Survey Data

Reg No

11816066


Rating

Regional


Categories of Special Interest

Architectural, Historical, Social, Technical


Original Use

Store/warehouse


Date

1800 - 1840


Coordinates

262847, 210127


Date Recorded

30/05/2002


Date Updated

--/--/--


Description

Attached eight-bay four-storey double-pile rubble stone warehouse, c.1820, with two-bay three-storey return to rear to south-east. Extensively renovated, c.1990, with group of four timber shopfronts inserted to ground floor. Now disused with return now in ruins. Hipped double-pile (M-profile) roof with slate. Clay ridge tiles. Replacement uPVC rainwater goods, c.1990, on eaves course. Roof to return now gone. Random rubble stone walls. Square-headed window openings (remodelled, c.1990, to ground floor). Stone sills. Red brick surrounds. Replacement uPVC casement windows, c.1990. Window openings boarded-up to ground floor having timber shopfront, c.1990, over with pilaster and timber fascias. Fittings to return now missing. Pair of round-headed door openings to ground floor. Now boarded up with spoked fanlights over.
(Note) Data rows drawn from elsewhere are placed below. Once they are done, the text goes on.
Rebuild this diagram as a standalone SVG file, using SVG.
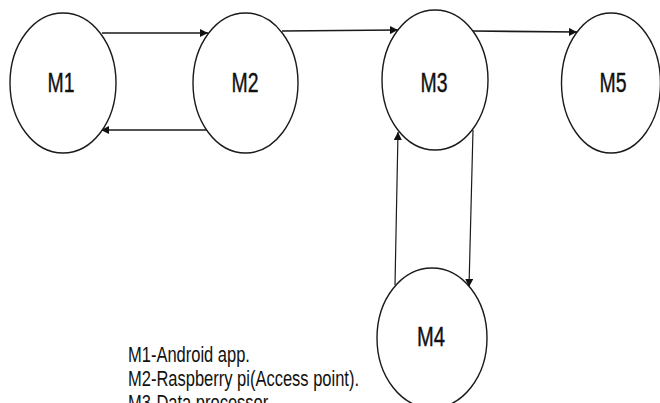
<svg xmlns="http://www.w3.org/2000/svg" width="660" height="403" viewBox="0 0 660 403">
  <style>
    .node ellipse { fill: #ffffff; stroke: #1a1a1a; stroke-width: 1.4; }
    .node text { font-family: "Liberation Sans", Arial, sans-serif; font-size: 28px; fill: #111111; text-anchor: middle; stroke: #111111; stroke-width: 0.4; }
    .edge { fill: none; stroke: #1a1a1a; stroke-width: 1.7; marker-end: url(#arrow); }
    .edge.thin { stroke-width: 1.2; }
    .legend text { font-family: "Liberation Sans", Arial, sans-serif; font-size: 22px; fill: #111111; }
  </style>
  <defs>
    <marker id="arrow" viewBox="0 0 10 10" refX="10" refY="5" markerWidth="8" markerHeight="8" markerUnits="userSpaceOnUse" orient="auto">
      <path d="M0,0 L10,5 L0,10 z" fill="#111111"/>
    </marker>
  </defs>
  <rect width="660" height="403" fill="#ffffff"/>

  <g id="connectors">
    <line class="edge" x1="102" y1="33" x2="208" y2="33"/>
    <line class="edge" x1="207" y1="130" x2="101" y2="130"/>
    <line class="edge" x1="282" y1="31" x2="398" y2="30"/>
    <line class="edge" x1="473" y1="31" x2="577" y2="32"/>
    <line class="edge thin" x1="395" y1="285" x2="398" y2="132"/>
    <line class="edge thin" x1="473" y1="130" x2="469" y2="287"/>
  </g>

  <g id="M1" class="node">
    <ellipse cx="63" cy="83" rx="53" ry="70"/>
    <text x="61" y="92" textLength="27" lengthAdjust="spacingAndGlyphs">M1</text>
  </g>
  <g id="M2" class="node">
    <ellipse cx="245.5" cy="83" rx="52.5" ry="70"/>
    <text x="245" y="92" textLength="27" lengthAdjust="spacingAndGlyphs">M2</text>
  </g>
  <g id="M3" class="node">
    <ellipse cx="435" cy="80" rx="53" ry="70"/>
    <text x="434" y="92" textLength="27" lengthAdjust="spacingAndGlyphs">M3</text>
  </g>
  <g id="M5" class="node">
    <ellipse cx="611" cy="83" rx="49.5" ry="70"/>
    <text x="613" y="92" textLength="27" lengthAdjust="spacingAndGlyphs">M5</text>
  </g>
  <g id="M4" class="node">
    <ellipse cx="432" cy="338" rx="55" ry="70"/>
    <text x="431" y="346" textLength="28" lengthAdjust="spacingAndGlyphs">M4</text>
  </g>

  <g id="legend" class="legend" transform="translate(128 0) scale(0.75 1)">
    <text x="0" y="362">M1-Android app.</text>
    <text x="0" y="386">M2-Raspberry pi(Access point).</text>
    <text x="0" y="410">M3-Data processor</text>
  </g>
</svg>
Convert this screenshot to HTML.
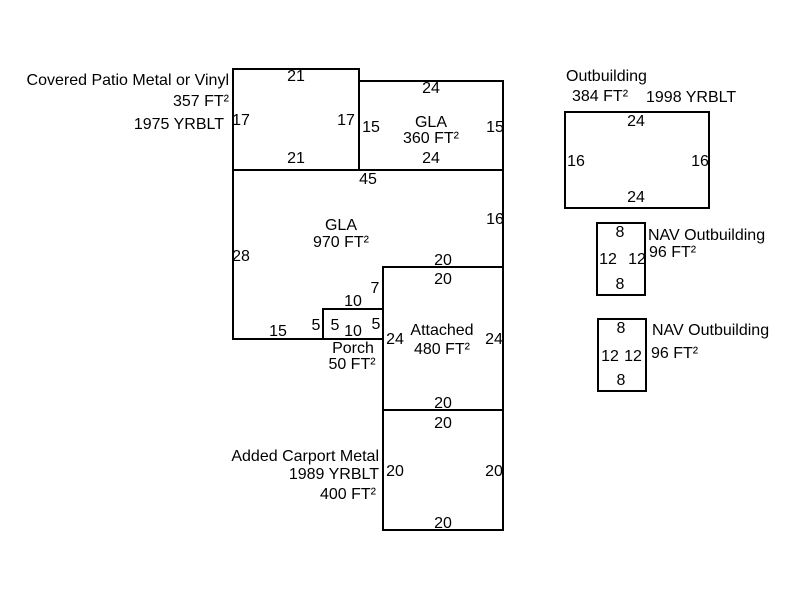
<!DOCTYPE html>
<html><head><meta charset="utf-8"><style>html,body{margin:0;padding:0;background:#fff}</style></head><body>
<svg width="800" height="600" xmlns="http://www.w3.org/2000/svg" font-family="Liberation Sans, Arial, sans-serif" font-size="16" fill="#000">
<g fill="none" stroke="#000" stroke-width="2">
<rect x="233" y="69" width="126" height="101"/>
<rect x="359" y="81" width="144" height="89"/>
<polyline points="233,170 503,170 503,267"/>
<polyline points="233,170 233,339 323,339"/>
<rect x="323" y="309" width="60" height="30"/>
<rect x="383" y="267" width="120" height="143"/>
<rect x="383" y="410" width="120" height="120"/>
<rect x="565" y="112" width="144" height="96"/>
<rect x="597" y="223" width="48" height="72"/>
<rect x="598" y="319" width="48" height="72"/>
</g>
<g text-anchor="middle">
<text x="296" y="81">21</text>
<text x="296" y="163">21</text>
<text x="241" y="125">17</text>
<text x="346" y="125">17</text>
<text x="431" y="93">24</text>
<text x="431" y="163">24</text>
<text x="371" y="132">15</text>
<text x="495" y="132">15</text>
<text x="431" y="127">GLA</text>
<text x="431" y="143">360 FT²</text>
<text x="368" y="184">45</text>
<text x="341" y="230">GLA</text>
<text x="341" y="247">970 FT²</text>
<text x="241" y="261">28</text>
<text x="495" y="224">16</text>
<text x="443" y="265">20</text>
<text x="443" y="284">20</text>
<text x="375" y="293">7</text>
<text x="353" y="306">10</text>
<text x="278" y="336">15</text>
<text x="316" y="330">5</text>
<text x="335" y="330">5</text>
<text x="376" y="329">5</text>
<text x="353" y="336">10</text>
<text x="353" y="353">Porch</text>
<text x="352" y="369">50 FT²</text>
<text x="395" y="344">24</text>
<text x="494" y="344">24</text>
<text x="442" y="335">Attached</text>
<text x="442" y="354">480 FT²</text>
<text x="443" y="408">20</text>
<text x="443" y="428">20</text>
<text x="395" y="476">20</text>
<text x="494" y="476">20</text>
<text x="443" y="528">20</text>
<text x="636" y="126">24</text>
<text x="636" y="202">24</text>
<text x="576" y="166">16</text>
<text x="700" y="166">16</text>
<text x="620" y="237">8</text>
<text x="620" y="289">8</text>
<text x="608" y="264">12</text>
<text x="637" y="264">12</text>
<text x="621" y="333">8</text>
<text x="621" y="385">8</text>
<text x="610" y="361">12</text>
<text x="633" y="361">12</text>
</g>
<g text-anchor="end">
<text x="229" y="85">Covered Patio Metal or Vinyl</text>
<text x="229" y="106">357 FT²</text>
<text x="224" y="129">1975 YRBLT</text>
<text x="379" y="461">Added Carport Metal</text>
<text x="379" y="479">1989 YRBLT</text>
<text x="376" y="499">400 FT²</text>
</g>
<text x="566" y="81">Outbuilding</text>
<text x="572" y="101">384 FT²</text>
<text x="646" y="102">1998 YRBLT</text>
<text x="648" y="240">NAV Outbuilding</text>
<text x="649" y="257">96 FT²</text>
<text x="652" y="335">NAV Outbuilding</text>
<text x="651" y="358">96 FT²</text>
</svg>
</body></html>
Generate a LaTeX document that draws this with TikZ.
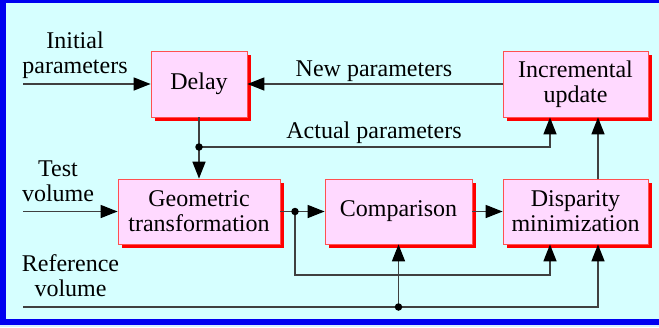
\documentclass[tikz,border=0pt]{standalone}
\usepackage{fontspec}
\setmainfont{LiberationSerif-Regular.ttf}[BoldFont=LiberationSerif-Bold.ttf]
\usetikzlibrary{arrows.meta,shadows}
\definecolor{bgcyan}{RGB}{214,255,255}
\definecolor{pagetint}{RGB}{214,240,255}
\definecolor{boxpink}{RGB}{255,217,255}
\definecolor{frameblue}{RGB}{0,0,240}
\definecolor{edgered}{RGB}{255,80,80}
\definecolor{wirecol}{RGB}{64,64,64}
\begin{document}
\begin{tikzpicture}[x=1pt,y=-1pt,
  txt/.style={font=\rmfamily\fontsize{24}{25}\selectfont, align=center, inner sep=0pt},
  block/.style={txt, draw=edgered, line width=0.8pt, fill=boxpink,
    general shadow={fill=red, shadow xshift=4pt, shadow yshift=-4pt}},
  wire/.style={draw=wirecol, line width=1.5pt},
  flow/.style={wire, -{Triangle[length=17pt,width=13pt,color=black]}},
  junction/.style={circle, fill=black, inner sep=0pt, minimum size=7.5pt}
]
% page and framed panel
\useasboundingbox (0,0) rectangle (659,327);
\fill[pagetint] (0,0) rectangle (659,327);
\fill[frameblue] (0,0) rectangle (659,325);
\fill[bgcyan] (6,3) rectangle (659,319);

% processing blocks
\node[block, minimum width=96pt, minimum height=66pt]  (delay) at (199,84) {Delay};
\node[block, minimum width=145pt, minimum height=66pt] (incr)  at (575.5,84) {Incremental\\update};
\node[block, minimum width=162pt, minimum height=65pt] (geom)  at (199,211.5) {Geometric\\transformation};
\node[block, minimum width=147pt, minimum height=65pt] (comp)  at (398.5,211.5) {Comparison};
\node[block, minimum width=145pt, minimum height=65pt] (disp)  at (575.5,211.5) {Disparity\\minimization};

% free labels
\node[txt] (initlbl) at (75,55.5) {Initial\\parameters};
\node[txt, anchor=base] (newlbl) at (374,76) {New parameters};
\node[txt, anchor=base] (actlbl) at (374,138) {Actual parameters};
\node[txt] (testlbl) at (58,181) {Test\\volume};
\node[txt] (reflbl) at (70.5,276) {Reference\\volume};

% inputs and junctions
\coordinate (ipin) at (23,84);
\coordinate (tvin) at (23,211.5);
\coordinate (rvin) at (23,307);
\coordinate (act) at (199,147);
\coordinate (split) at (295,211.5);
\coordinate (refsplit) at (comp.south |- rvin);

% connectors
\draw[flow] (ipin) -- (delay.west);
\draw[flow] (incr.west) -- (delay.east);
\draw[flow] (delay.south) -- (geom.north);
\draw[flow] (act) -| ([xshift=-25.5pt]incr.south);
\draw[flow] ([xshift=22.5pt]disp.north) -- ([xshift=22.5pt]incr.south);
\draw[flow] (tvin) -- (geom.west);
\draw[wire] (geom.east) -- (split);
\draw[flow] (split) -- (comp.west);
\draw[flow] (comp.east) -- (disp.west);
\draw[flow] (split) -- (split |- 0,275) -| ([xshift=-25.5pt]disp.south);
\draw[flow] (rvin) -| ([xshift=22.5pt]disp.south);
\draw[flow] (refsplit) -- (comp.south);

\node[junction] at (act) {};
\node[junction] at (split) {};
\node[junction] at (refsplit) {};
\end{tikzpicture}
\end{document}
Interior with stone flagged floors to ground floor and timber floors on plastered beams supported by cast-iron pillars. Road fronted. Concrete footpath to front.

Appraisal

This building, although now disused, is of considerable social and historical importance, attesting to the industrialisation of Monasterevin in the early nineteenth century. Built on a monumental scale, with solid wall masses pierced by diminutive openings (in accordance with a structure that was required to be cool and dry for the storage of grain), the front (north-west) elevation is a commanding and attractive feature on Dublin Street, dominating the streetscape leading through the town from the north-east/south-west. The construction of the building in rubble stone with yellow brick dressings serves to blend the composition attractively with its earlier counterparts. The building retains little early features and materials to the exterior having been renovated in the late twentieth century in an aborted effort to convert the building to part-commercial/part-residential use. The interior of the warehouse, however, is of particular technical or engineering significance, with timber floors supported by early cast-iron pillars and an exposed timber construction to the roof. The building also retains features and loose fittings attesting to its industrial past, including shelling stones, a cast-iron pump, and a water pit that originally served the elevators in the building.